Another reflection on the role of teachers, good, bad, and otherwise. The foolishness of teachers can be as much of a guide in the end as the wisdom, I guess. I have thought a great deal about something one of my teachers said long ago - it was the expression of an idea which I regard as an aphorism of the devil. It was words to this effect: that it does not matter what you, the performer, feel about what you are doing - the only thing that matters is the effect you produce on the listener. What is diabolical about this idea? It is that it is a recipe for loss of soul. Now, I sit down with a Chopin Nocturne and think to myself, the only thing that matters here is the delight that I experience with each note that I play, the same delight that Chopin must have experienced with these chords, sonorities, resonances. This is the delight that you are invited to share. Nothing, nothing else matters.
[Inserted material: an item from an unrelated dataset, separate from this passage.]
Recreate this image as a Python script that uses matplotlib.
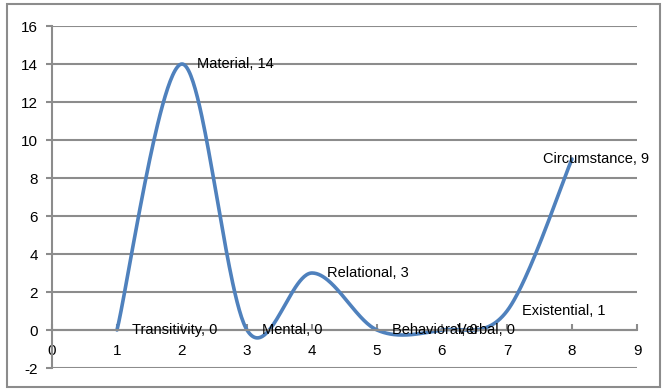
import numpy as np
import matplotlib.pyplot as plt
from matplotlib.patches import Rectangle

# process types and counts
categories = ['Transitivity', 'Material', 'Mental', 'Relational',
              'Behavioral', 'Verbal', 'Existential', 'Circumstance']
x_vals = [1, 2, 3, 4, 5, 6, 7, 8]
counts = [0, 14, 0, 3, 0, 0, 1, 9]


def smooth_curve(xs, ys, n=60):
    # bezier smoothing through every point, like a spreadsheet "smoothed line"
    pts = np.column_stack([xs, ys]).astype(float)
    padded = np.vstack([pts[0], pts, pts[-1]])
    out = []
    for i in range(len(pts) - 1):
        p0, p1 = padded[i + 1], padded[i + 2]
        c1 = p0 + (padded[i + 2] - padded[i]) / 6.0
        c2 = p1 - (padded[i + 3] - padded[i + 1]) / 6.0
        t = np.linspace(0, 1, n)[:, None]
        seg = ((1 - t) ** 3) * p0 + 3 * ((1 - t) ** 2) * t * c1 \
            + 3 * (1 - t) * t ** 2 * c2 + t ** 3 * p1
        out.append(seg if i == 0 else seg[1:])
    seg = np.vstack(out)
    return seg[:, 0], seg[:, 1]


plt.rcParams['font.family'] = 'Liberation Sans'
plt.rcParams['axes.unicode_minus'] = False
fig = plt.figure(figsize=(6.65, 3.89), dpi=100)
ax = fig.add_axes([52 / 665, 1 - 368 / 389, 585 / 665, 342 / 389])

grid_col = '#8c8c8c'
ax.set_xlim(0, 9)
ax.set_ylim(-2, 16)
ax.set_yticks(range(-2, 17, 2))
ax.set_xticks(range(0, 10))
ax.yaxis.grid(True, color=grid_col, linewidth=1.5)
ax.set_axisbelow(True)

for side in ['top', 'right']:
    ax.spines[side].set_visible(False)
ax.spines['left'].set_color(grid_col)
ax.spines['left'].set_linewidth(1.5)
ax.spines['bottom'].set_position(('data', 0))
ax.spines['bottom'].set_color(grid_col)
ax.spines['bottom'].set_linewidth(1.5)

ax.tick_params(axis='y', direction='out', length=4, width=1.5, color=grid_col,
               labelsize=11, pad=6)
ax.tick_params(axis='x', direction='in', length=4, width=1.5, color=grid_col,
               labelsize=11, pad=10)

sx, sy = smooth_curve(x_vals, counts)
ax.plot(sx, sy, color='#4f81bd', linewidth=2.6, solid_capstyle='round', clip_on=False)

for name, x, v in zip(categories, x_vals, counts):
    dx = -29 if name == 'Circumstance' else 15
    ax.annotate(f'{name}, {v}', (x, v), xytext=(dx, 0), textcoords='offset pixels',
                ha='left', va='center', fontsize=10.5, annotation_clip=False)

# outer chart border
fig.patches.append(Rectangle((7 / 665, 2 / 389), 653 / 665, 383 / 389,
                             transform=fig.transFigure, fill=False,
                             edgecolor=grid_col, linewidth=1.5))

fig.savefig('out.png', dpi=100)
As long as I am in a philosophical frame of mind (Chopin does that to me), a thought about youth and age. To youth, the sentiments of age may seem incomprehensible or overwhelming (as I seem to recall). To age, the concerns of youth, which were once our own, may no longer be of interest to us. I would like to have enthusiasm for both, not thinking one better than the other. Art allows us community with both the young and mature Beethoven, for instance. I have thought the early works of Beethoven frivolous compared with later ones, but I might like to reconsider that view.